You can replace potato with cauliflower, paneer, soya chunks and other vegetables. Or for a variation, try it with vegetable kofta. I’m sure it would be great. The color of this curry is not red, as the chili powder I use doesn’t give dark red color. Try using kashmiri red chili powder.
This curry is very thick and can enjoyed very well with roti, naan or phulka. We served it with roti, cucumber salad and pomegranate raita. Do try this recipe and let me know your feedback. Some of the other curry recipes which you can try this Purattasi month are Chettinadu Saiva Meen Kuzhambu, Spicy Paneer Gravy, Mushroom Tikka Masala, Goan Potato Curry & Pattani Salna.
- 250 gms medium sized potatoes (par-boiled & diced into cubes)
- ½ cup yogurt / curd
- ¼ tsp turmeric powder
- ½ tsp red chili powder
- ½ tbsp ginger-garlic paste
- 1 tsp cinnamon powder
- ½ tsp cardamom powder
- 1 bay leaf
- 2 tsp fennel seeds / saunf
- asofeotida / hing - a pinch
- 1 tsp dry ginger powder / sonth
- ½ tsp garam masala
- 4 tbsp mustard oil
- 1 tbsp ghee / clarified butter
- 2 cup water
- salt to taste
- Mix all the ingredients mentioned under"To Marinate" in a bowl and add boiled potato cubes. Marinate potatoes well and close it. Keep aside for 1 hour. Take a non stick pan or kadai. Add mustard oil and ghee. For tempering, add bay leaf and fennel seeds. Add asofeotida.
- Add marinated potato cubes and stir well. Close it and cook for 15 mins on low-medium flame.
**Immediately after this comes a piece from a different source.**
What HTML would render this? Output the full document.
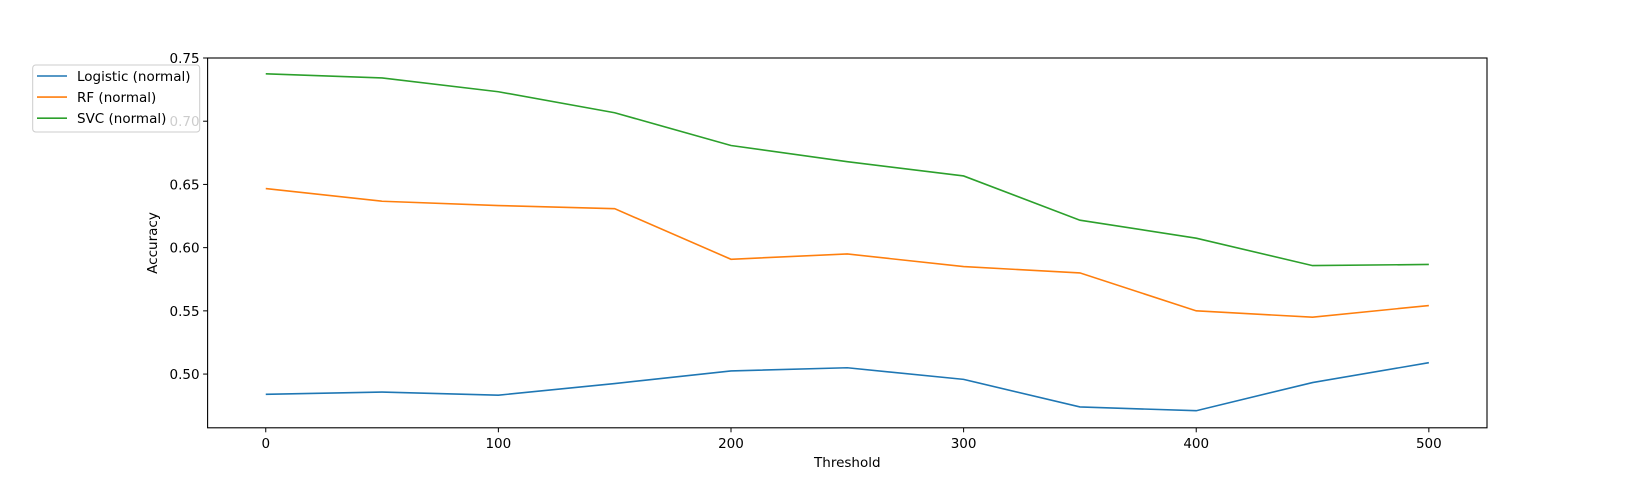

- Add sonth, garam masala and 1 cup water. Stir well everything and add salt to taste. Cook it covered for another 30 mins. Now, adjust the salt and spice. Add another 1 cup water and cook it covered for 15 mins. Garnish with chopped coriander or mint leaves. Serve hot with roti or any indian flat bread variety.